= Associated Iron and Steel Workers of Great Britain =

Union of Iron and Steel workers in Great Britain

The Associated Iron and Steel Workers of Great Britain was a trade union representing people employed in iron- and steelworks in Britain.

The union was founded in 1887, following a conference organised by Edward Trow of the Amalgamated Malleable Ironworkers of Great Britain, which had been in decline for many years. In particular, Trow worried that many of the remaining members worked on contracts in declining ironworking areas, while the new British Steel Smelters' Association (BSSA) aimed to unionise daily paid workers, and indeed campaigned against contracts.

Trow organised a conference in Manchester, where attendees represented 40,000 iron and steel workers. In order to minimise regional rivalries, its rules stated that the president must come from South Staffordshire, and the vice-president from Lancashire. Trow was elected as general secretary, unpaid for the first three months. He suggested that, after this time, the post would be held jointly with James Capper, but Capper was not interested in the role.

In contrast to the earlier union, the Associated also sought to unionise workers in the rapidly growing steelworks, and it had particular success in attracting contractors to join. In 1891, the Malleable Ironworkers was wound up, and its few remaining members transferred to the Associated, with membership reaching 10,000 in 1892. Although this varied over the next decade, it was still around 8,000 in 1899, when Trow died, and the old regional rivalries had by then been overcome.

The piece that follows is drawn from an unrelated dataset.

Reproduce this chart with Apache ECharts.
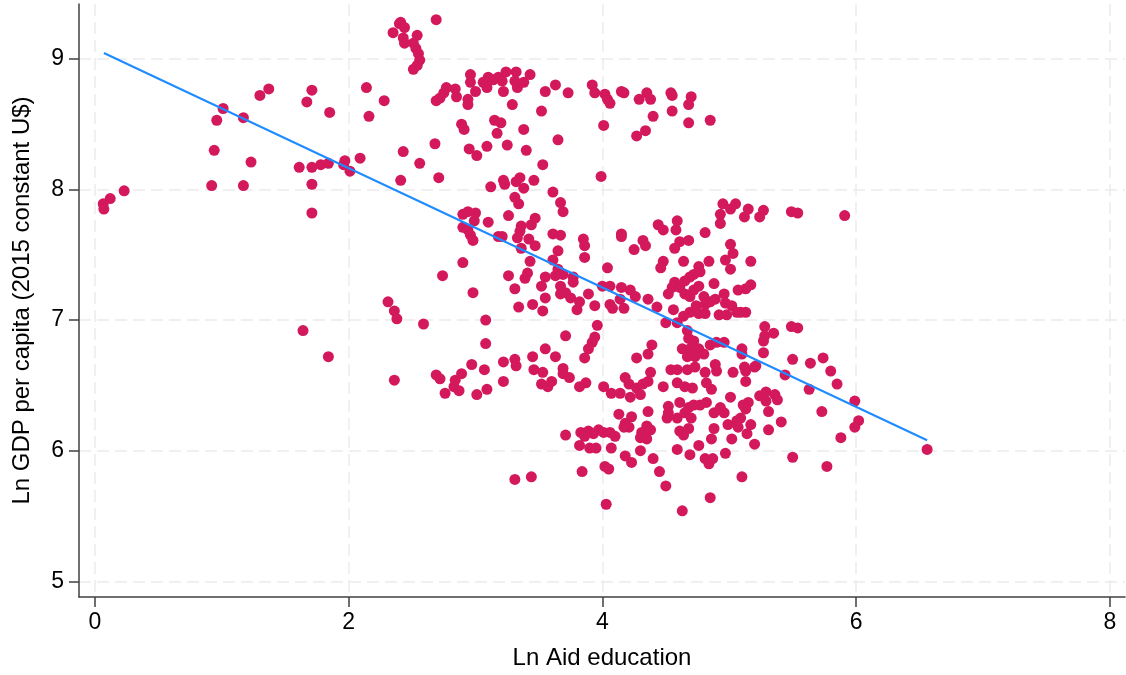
<!DOCTYPE html>
<html><head><meta charset="utf-8">
<script src="https://cdn.jsdelivr.net/npm/echarts@6/dist/echarts.min.js"></script>
<style>html,body{margin:0;padding:0;background:#fff}#c{width:1126px;height:675px}</style>
</head><body><div id="c"></div>
<script>
// Ln Aid education (x) and Ln GDP per capita (y)
const aidX = [
0.065,0.07,0.12,0.23,0.92,0.94,0.96,1.01,1.17,1.17,1.23,1.30,1.37,1.61,1.67,1.71,1.71,1.71,1.71,1.78,1.84,1.85,1.96,1.97,2.01,2.09,2.14,2.16,2.28,2.31,2.36,2.38,1.64,2.41,2.43,2.35,2.40,1.84,2.36,
2.69,2.41,2.44,2.43,2.54,2.44,2.51,2.53,2.55,2.56,2.54,2.51,2.77,2.84,2.75,2.72,2.69,2.85,2.94,2.94,2.96,2.96,3.00,3.06,3.10,3.09,3.14,3.18,3.21,3.24,3.22,3.32,3.31,3.33,3.38,3.43,3.29,3.55,3.63,3.52,3.73,2.89,2.91,3.15,3.20,3.17,3.38,3.65,2.68,2.56,2.95,3.01,3.09,3.25,3.40,3.53,2.71,3.22,3.23,3.35,3.32,3.38,3.46,3.12,
3.61,3.67,3.69,3.31,3.34,3.26,2.90,2.94,3.00,2.99,3.10,2.90,2.94,2.96,2.98,3.18,3.21,3.36,3.35,3.33,3.44,3.47,3.42,3.47,3.36,3.43,3.61,3.67,3.65,3.61,3.65,3.63,3.69,3.67,3.67,3.71,3.55,3.52,3.55,3.45,3.53,3.41,3.39,3.26,3.31,3.34,2.90,2.74,2.98,2.59,3.08,3.08,3.71,3.55,
2.69,2.72,2.89,2.84,2.83,2.87,2.76,2.97,3.07,3.01,3.09,3.22,3.31,3.32,3.22,3.45,3.63,3.46,3.53,3.69,3.69,3.74,3.52,3.57,3.60,3.71,3.31,3.44,
3.92,3.94,4.02,4.04,4.06,4.15,4.17,4.35,4.29,4.38,4.54,4.55,4.70,4.68,4.01,4.40,4.55,4.34,4.27,4.68,4.85,3.99,4.95,5.05,5.01,4.93,5.15,5.12,4.93,4.59,4.58,4.44,4.48,4.15,4.81,5.24,
5.27,5.49,5.54,5.91,5.17,5.17,5.13,5.13,5.09,5.28,5.35,5.28,5.27,5.49,5.54,5.10,5.27,5.50,5.74,
5.64,5.80,5.85,5.44,5.63,5.99,5.73,6.02,5.99,5.88,6.56,5.50,5.77,5.10,5.20,5.12,5.13,5.13,5.24,5.29,5.29,5.36,5.38,5.31,5.11,5.15,5.13,5.09,5.17,5.14,5.41,5.31,5.20,
3.85,3.86,3.86,4.15,4.25,4.32,4.34,4.61,4.68,4.57,5.01,5.03,4.48,4.46,4.64,4.76,4.84,4.97,5.01,4.04,3.77,3.77,4.00,4.06,4.15,4.22,4.26,4.36,4.43,4.50,4.59,4.56,4.52,4.55,4.57,4.61,4.65,4.69,4.72,4.77,4.65,4.69,4.72,4.76,4.80,4.74,4.81,4.85,4.89,4.96,4.97,4.88,5.07,5.02,5.06,4.69,4.64,4.76,4.81,4.92,4.98,4.06,4.08,4.14,4.17,3.94,3.80,3.82,3.89,3.75,4.67,4.68,4.72,4.63,4.69,4.76,4.80,4.67,4.73,4.85,4.90,4.96,5.10,5.21,4.89,3.96,3.94,3.92,3.89,3.86,4.39,4.36,4.27,4.18,4.38,4.54,4.59,4.67,4.73,4.81,4.90,5.03,
3.82,3.87,4.01,4.07,4.14,4.21,4.22,4.27,4.30,4.32,4.36,4.48,4.59,4.65,4.71,4.82,4.86,5.01,4.13,4.23,4.18,4.21,4.17,4.36,4.52,4.52,4.61,4.51,4.59,4.65,4.68,4.72,4.77,4.82,4.70,4.88,4.93,4.96,4.35,4.38,4.31,4.35,4.30,3.83,3.89,3.97,4.01,4.06,4.10,3.93,3.86,3.82,3.90,3.95,4.07,4.18,4.23,4.30,4.40,4.45,4.50,4.02,4.05,3.84,4.03,4.63,4.85,4.59,4.69,4.76,4.61,4.64,4.68,4.86,4.88,4.81,4.84,4.87,4.97,5.02,4.99,5.06,5.07
];
const gdpY = [
7.89,7.85,7.93,7.99,8.03,8.30,8.53,8.62,8.55,8.03,8.21,8.72,8.77,8.17,8.67,8.76,8.17,8.04,7.82,8.19,8.20,8.59,8.19,8.22,8.14,8.24,8.78,8.56,8.68,7.14,7.07,7.01,6.92,8.07,8.29,9.20,9.27,6.72,6.54,
9.30,9.28,9.24,9.16,9.18,9.12,9.12,9.08,9.04,8.99,8.95,8.92,8.78,8.77,8.74,8.70,8.68,8.71,8.69,8.65,8.88,8.82,8.75,8.82,8.86,8.78,8.84,8.86,8.83,8.90,8.75,8.90,8.83,8.78,8.82,8.88,8.65,8.75,8.80,8.60,8.74,8.50,8.46,8.53,8.51,8.43,8.46,8.38,8.35,8.20,8.31,8.26,8.33,8.34,8.30,8.19,8.09,8.07,8.04,8.09,8.06,8.01,8.07,8.02,
7.98,7.90,7.83,7.94,7.89,7.80,7.81,7.83,7.82,7.76,7.75,7.71,7.69,7.65,7.61,7.64,7.64,7.72,7.68,7.63,7.73,7.78,7.62,7.57,7.55,7.45,7.66,7.65,7.53,7.46,7.39,7.34,7.35,7.26,7.20,7.21,7.33,7.26,7.17,7.12,7.07,7.36,7.32,7.34,7.24,7.10,7.44,7.34,7.21,6.97,7.00,6.82,6.88,6.78,
6.58,6.55,6.59,6.54,6.49,6.46,6.44,6.66,6.62,6.43,6.47,6.68,6.70,6.65,6.53,6.72,6.72,6.62,6.60,6.63,6.59,6.56,6.51,6.49,6.53,6.12,5.78,5.80,
8.80,8.74,8.73,8.69,8.66,8.75,8.74,8.74,8.69,8.69,8.74,8.72,8.71,8.65,8.49,8.56,8.60,8.45,8.41,8.51,8.53,8.10,7.89,7.89,7.85,7.81,7.85,7.79,7.74,7.76,7.69,7.73,7.69,7.66,7.67,7.79,
7.84,7.83,7.82,7.80,7.45,7.27,7.24,7.06,7.06,6.95,6.90,6.88,6.84,6.95,6.94,6.78,6.75,6.70,6.71,
6.67,6.61,6.51,6.58,6.47,6.38,6.30,6.23,6.18,6.10,6.01,5.95,5.88,5.80,6.64,6.64,6.61,6.53,6.42,6.45,6.38,6.43,6.39,6.30,6.35,6.37,6.32,6.25,6.20,6.13,6.22,6.16,6.05,
7.62,7.57,7.48,7.64,7.54,7.61,7.57,7.60,7.61,7.55,7.58,7.51,7.45,7.40,7.45,7.41,7.45,7.46,7.39,7.40,7.33,7.29,7.26,7.26,7.25,7.23,7.18,7.16,7.10,6.98,6.98,7.08,7.20,7.25,7.29,7.25,7.30,7.33,7.35,7.37,7.20,7.18,7.23,7.26,7.18,7.11,7.12,7.14,7.16,7.20,7.13,7.28,7.23,7.11,7.06,7.06,7.03,7.05,7.05,7.04,7.04,7.12,7.09,7.16,7.09,7.11,7.08,7.14,7.20,7.17,6.92,6.86,6.84,6.78,6.78,6.78,6.74,6.72,6.72,6.81,6.83,6.83,6.74,6.65,6.66,6.96,6.87,6.83,6.78,6.71,6.81,6.74,6.71,6.56,6.60,6.62,6.62,6.62,6.64,6.60,6.61,6.60,
6.49,6.52,6.49,6.44,6.44,6.51,6.41,6.48,6.43,6.51,6.53,6.49,6.52,6.49,6.48,6.52,6.47,6.41,6.28,6.26,6.21,6.18,6.18,6.30,6.34,6.29,6.37,6.25,6.25,6.29,6.33,6.35,6.35,6.37,6.25,6.29,6.33,6.29,6.19,6.16,6.14,6.09,6.10,6.14,6.15,6.16,6.14,6.14,6.11,6.13,6.11,6.04,6.02,6.02,6.02,5.96,5.91,6.00,5.94,5.84,5.73,5.88,5.86,5.84,5.59,5.54,5.64,6.01,5.97,6.04,6.15,6.12,6.17,6.09,6.17,5.94,5.90,5.94,5.98,6.09,6.20,6.23,6.18
];
// fitted line end points
const fitX = [0.07, 6.56];
const fitY = [9.045, 6.08];
const xTicks = [0, 2, 4, 6, 8];
const yTicks = [5, 6, 7, 8, 9];
const xTitle = 'Ln Aid education';
const yTitle = 'Ln GDP per capita (2015 constant U$)';

const pts = aidX.map((x, i) => [x, gdpY[i]]);
const fit = fitX.map((x, i) => [x, fitY[i]]);
const FONT = 'Liberation Sans, Arial, Helvetica, sans-serif';
const axisCol = '#404040';
const gridLine = {show: true, lineStyle: {type: [12, 6], color: '#ebebeb', width: 1.5}};

const chart = echarts.init(document.getElementById('c'), null, {renderer: 'canvas'});
chart.setOption({
  animation: false,
  backgroundColor: '#fff',
  grid: {left: 79, right: 1, top: 4, bottom: 77, containLabel: false},
  xAxis: {
    type: 'value', min: -0.126, max: 8.12,
    name: xTitle, nameLocation: 'middle', nameGap: 49,
    nameTextStyle: {fontSize: 24, color: '#000', fontFamily: FONT},
    axisLine: {show: true, onZero: false, lineStyle: {color: axisCol, width: 1.5}},
    axisTick: {show: true, customValues: xTicks, length: 10, lineStyle: {color: axisCol, width: 1.5}},
    axisLabel: {customValues: xTicks, fontSize: 23, color: '#000', margin: 14, fontFamily: FONT},
    splitLine: gridLine
  },
  yAxis: {
    type: 'value', min: 4.88, max: 9.42,
    name: yTitle, nameLocation: 'middle', nameGap: 45, nameRotate: 90,
    nameTextStyle: {fontSize: 24, color: '#000', fontFamily: FONT},
    axisLine: {show: true, onZero: false, lineStyle: {color: axisCol, width: 1.5}},
    axisTick: {show: true, customValues: yTicks, length: 10, lineStyle: {color: axisCol, width: 1.5}},
    axisLabel: {customValues: yTicks, fontSize: 23, color: '#000', margin: 15, fontFamily: FONT},
    splitLine: gridLine
  },
  series: [
    {type: 'scatter', data: pts, symbolSize: 11, itemStyle: {color: '#d3195b', opacity: 1}, z: 2},
    {type: 'line', data: fit, showSymbol: false, lineStyle: {color: '#1e8cff', width: 2}, z: 3}
  ]
});
</script>
</body></html>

During the 1900s, the union lost members due to a decline in employment at ironworks, and through some potential members joining the rival BSSA. Both unions were members of the Trades Union Congress and their demarcation dispute came to a head in 1909. The foundation of the loose Iron and Steel Trades Federation in 1913 did not solve the issue, but in the Associated began growing again and merged into the new British Iron, Steel and Kindred Trades Association in 1917, at which point it had just under 10,000 members.